This one weird trick will transform your career

There are 48 techniques that can transform the creativity of the work that you do.  Here’s one of them.  The power of diverse voices.

Its not a secret that I believe that diversity drives business growth.  It is also crucial to creativity, and truly creative people, whoever they are, synthesize different voices to create powerful new work and ideas.

In 1963 Mike Nichols (who subsequently went on to direct and win an Oscar for The Graduate, a movie that is more interesting by the way from the point of view of Mrs Robinson than the other characters) was just about embark on directing for the first time (he had been a comedy performer until then).

His first play, which he delivered in just 5 days, was Barefoot in the Park (later also a hit movie).  Written by Neil Simon and starring Robert Redford in one of his breakthrough roles.  Speaking on the Sky documentary “Becoming Mike Nichols”  Nichols talked about the process of creating the play, which included a lot of rewrites and improv – his preferred way of working.

New job, lots to prove, 5 day turnaround, script unfinished.  Quite a challenge.

He said that the play was funny, but didn’t have an ending, and though he and Simon wracked their brains they couldn’t find a good third act.  The breakthrough came from an older friend of Nichols who watched a rehearsal.  The writer Lillian Hellman commented on one scene saying that she had a much better idea for it.  She thought that the mother-in-law of the lead character played by Redford might sneak off with the rakish elderly gentleman who lived upstairs for a fling.  This in fact wasn’t the plot, but as Nichols considered it this actually was the twist that the play needed – the action that allowed the resolution of the stormy new marriage of the main plot.

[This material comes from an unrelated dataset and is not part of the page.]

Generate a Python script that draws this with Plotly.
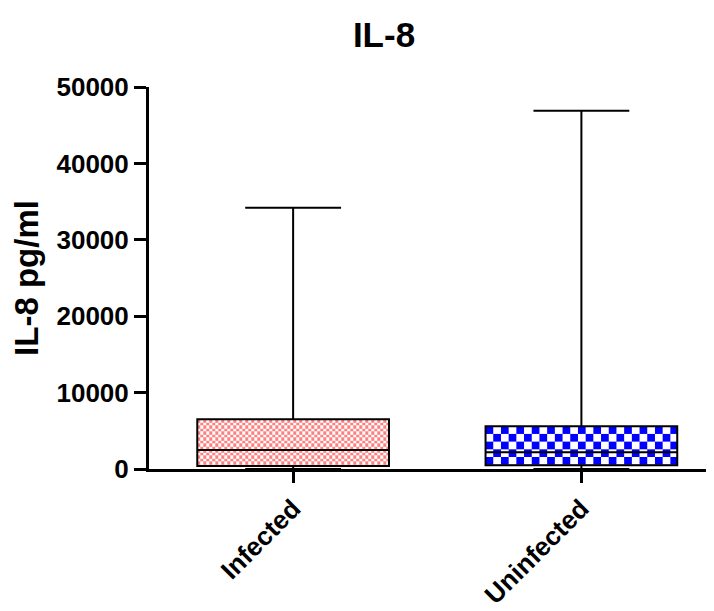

Nichols as a younger man, more of an age of the young married couple who star in the show, couldn’t imagine the mother-in-law (in her 50s) having illicit sex with the man upstairs.  As he reminisced about it he sounded somewhat shocked even in retrospect.  What was clear was that without Hellman, a women in her late 50s, the 30 something men who were writing and directing would neither have considered, nor felt permission, to add this charming twist to the plot.

Nichols and Simon, two men in their thirties, stumped creatively and saved by listening to the voice of a woman who because of her age, is fairly invisible in traditional creative departments.

As MediaCom’s global ceo of creative systems Stef Calcraft writes: “Here’s to the creative ones, and that can be all of us”.  If it isn’t all of us, really all of us, in our full differences in every respect (including age), there just won’t be as much creativity.

That was the first of the 48 ways to transform creativity.  The others I will come back to in future blogs.